New York is increasingly becoming chain store city.

Looking for a mom-and-pop coffee shop? It’s sharing the city with 810 global chain stores. A good neighborhood deli? It’s competing with some 460 brand names. And the corner store may well now be a Chase bank or Walgreens.

Amid eye-popping rents and the demise of a number of well-known local haunts, some activists and lawmakers are proposing new rent-renewal rights for small businesses that they see as saving the personality of the city.

“To me, the streetscape of New York City is what sells New York City. To make a city of chain stores would not be inviting for residents or visitors,” said Manhattan Borough President Gale Brewer, among those making the proposals.

“Yes, they go to Times Square, but then they get so excited when they go to Little Italy or Chinatown …. that’s what makes New York.”

But in a city where small businesses — and commercial rent control proposals — have come and gone for decades, the buzz about saving storefronts is spurring debate between those who feel New York’s distinctiveness is at stake and others who say the changing retail landscape represents the free market at work.

To Sam Shelanski, shops like Pearl River Mart, an emporium of all things Chinese, are a New York highlight.

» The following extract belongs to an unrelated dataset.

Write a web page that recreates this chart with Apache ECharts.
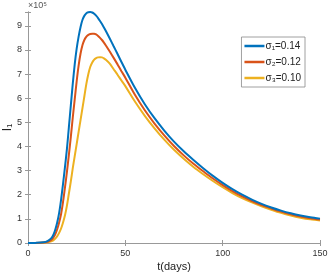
<!DOCTYPE html>
<html>
<head>
<meta charset="utf-8">
<script src="https://cdn.jsdelivr.net/npm/echarts@6/dist/echarts.min.js"></script>
<style>
html, body { margin: 0; padding: 0; background: #fff; }
#chart { width: 328px; height: 274px; }
</style>
</head>
<body>
<div id="chart"></div>
<script>
// days
var days = [0, 4, 8, 10, 12, 13, 14, 15, 16, 17, 18, 19, 20, 21, 22, 23, 24, 25, 26, 27, 28, 29,
  30, 31, 32, 33, 34, 35, 36, 37, 38, 39, 40, 42, 44, 46, 48, 50, 55, 60, 65, 70, 75, 80, 85,
  90, 95, 100, 105, 110, 115, 120, 125, 130, 135, 140, 145, 150];
// I1 in units of 1e5
var sigma1 = [0, 0.005, 0.03, 0.08, 0.2, 0.33, 0.55, 0.85, 1.25, 1.8, 2.45, 3.15, 3.9, 4.8, 5.7, 6.6, 7.4, 8.05, 8.55, 8.95, 9.25, 9.42,
  9.52, 9.56, 9.57, 9.55, 9.5, 9.42, 9.32, 9.2, 9.07, 8.93, 8.78, 8.47, 8.15, 7.83, 7.5, 7.18, 6.42, 5.75, 5.17, 4.66, 4.2, 3.8, 3.44,
  3.1, 2.78, 2.49, 2.23, 2.0, 1.8, 1.62, 1.47, 1.34, 1.23, 1.14, 1.07, 1.01];
var sigma2 = [0, 0.004, 0.02, 0.05, 0.13, 0.22, 0.36, 0.57, 0.85, 1.2, 1.7, 2.3, 2.95, 3.65, 4.4, 5.2, 5.95, 6.7, 7.35, 7.85, 8.2, 8.42,
  8.55, 8.62, 8.66, 8.67, 8.67, 8.64, 8.58, 8.5, 8.41, 8.3, 8.18, 7.93, 7.67, 7.4, 7.12, 6.85, 6.13, 5.5, 4.95, 4.46, 4.02, 3.63, 3.28,
  2.97, 2.67, 2.4, 2.15, 1.93, 1.74, 1.57, 1.43, 1.3, 1.19, 1.1, 1.03, 0.97];
var sigma3 = [0, 0.003, 0.012, 0.03, 0.07, 0.11, 0.18, 0.28, 0.42, 0.6, 0.85, 1.15, 1.55, 2.05, 2.55, 3.1, 3.6, 4.1, 4.6, 5.1, 5.6, 6.1,
  6.6, 7.0, 7.3, 7.48, 7.6, 7.66, 7.69, 7.7, 7.69, 7.65, 7.59, 7.43, 7.2, 6.97, 6.73, 6.5, 5.85, 5.27, 4.75, 4.28, 3.86, 3.49, 3.15,
  2.85, 2.57, 2.31, 2.07, 1.86, 1.68, 1.52, 1.38, 1.25, 1.14, 1.05, 0.98, 0.93];
var names = ['σ₁=0.14', 'σ₂=0.12', 'σ₃=0.10'];
var colors = ['#0072BD', '#D95319', '#EDB120'];

function pairs(ys) {
  return days.map(function (d, i) { return [d, ys[i]]; });
}

var font = 'Liberation Sans, Arial, sans-serif';
var chart = echarts.init(document.getElementById('chart'), null, {renderer: 'canvas'});
var axisCol = '#999';
var option = {
  animation: false,
  color: colors,
  grid: {left: 28, right: 8, top: 12, bottom: 31, containLabel: false, outerBoundsMode: 'none'},
  legend: {
    orient: 'vertical',
    right: 23,
    top: 37,
    padding: [4, 4, 4, 3],
    itemGap: 6,
    itemWidth: 20,
    itemHeight: 2.5,
    icon: 'rect',
    borderColor: '#888',
    borderWidth: 0.8,
    backgroundColor: '#fff',
    textStyle: {fontFamily: font, fontSize: 10, color: '#222', padding: [0, 0, 0, -4]},
    data: names
  },
  xAxis: [{
    type: 'value', min: 0, max: 150, interval: 50,
    name: 't(days)', nameLocation: 'middle', nameGap: 18, nameMoveOverlap: false,
    nameTextStyle: {fontFamily: font, fontSize: 11, color: '#222'},
    axisLine: {lineStyle: {color: axisCol, width: 1}},
    axisTick: {inside: true, length: 3, lineStyle: {color: axisCol}},
    axisLabel: {fontFamily: font, fontSize: 9, color: '#333', margin: 6},
    splitLine: {show: false}
  }, {
    type: 'value', min: 0, max: 150, interval: 50, position: 'top',
    axisLine: {show: true, lineStyle: {color: axisCol, width: 1}},
    axisTick: {inside: true, length: 3, lineStyle: {color: axisCol}},
    axisLabel: {show: false},
    splitLine: {show: false}
  }],
  yAxis: [{
    type: 'value', min: 0, max: 9.57, interval: 1,
    name: 'I₁', nameLocation: 'middle', nameGap: 14, nameMoveOverlap: false,
    nameTextStyle: {fontFamily: font, fontSize: 12, color: '#222'},
    axisLine: {show: true, lineStyle: {color: axisCol, width: 1}},
    axisTick: {inside: true, length: 3, lineStyle: {color: axisCol}},
    axisLabel: {
      fontFamily: font, fontSize: 9, color: '#333', margin: 6,
      formatter: function (v) { return Math.abs(v - Math.round(v)) < 1e-6 ? String(Math.round(v)) : ''; }
    },
    splitLine: {show: false}
  }, {
    type: 'value', min: 0, max: 9.57, interval: 1, position: 'right',
    axisLine: {show: true, lineStyle: {color: axisCol, width: 1}},
    axisTick: {inside: true, length: 3, lineStyle: {color: axisCol}},
    axisLabel: {show: false},
    splitLine: {show: false}
  }],
  graphic: [{
    type: 'text', left: 28, top: 1,
    style: {text: '×10⁵', fontFamily: font, fontSize: 9, fill: '#555'}
  }],
  series: [sigma1, sigma2, sigma3].map(function (ys, i) {
    return {
      name: names[i], type: 'line', data: pairs(ys),
      showSymbol: false, smooth: 0.3,
      lineStyle: {width: 2, color: colors[i]},
      z: 10 - i
    };
  })
};
chart.setOption(option);
</script>
</body>
</html>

But the store recently said it might close later this year after 44 years because its rent was poised to jump from about $110,000 to more than $500,000 a month at its SoHo home.

“It’s another piece of what makes New York so unique and so colorful that is now gone,” said Shelanski, a regular visitor from Fort Collins, Colorado.

But to landlords and real estate brokers, a booming city that draws big retail benefits both residents and visitors, and government has no business trying to protect one type of shop over another.

“The market is going to dictate whether or not a mom-and-pop’s going to survive … and when we try to stop that from happening, we’re going to hurt the economy of New York,” said Steven Spinola, president of the Real Estate Board of New York.

Rent hikes have become so commonplace that a “Save NYC” campaign has emerged featuring videos lamenting a litany of beloved storefronts and eateries that have closed their doors.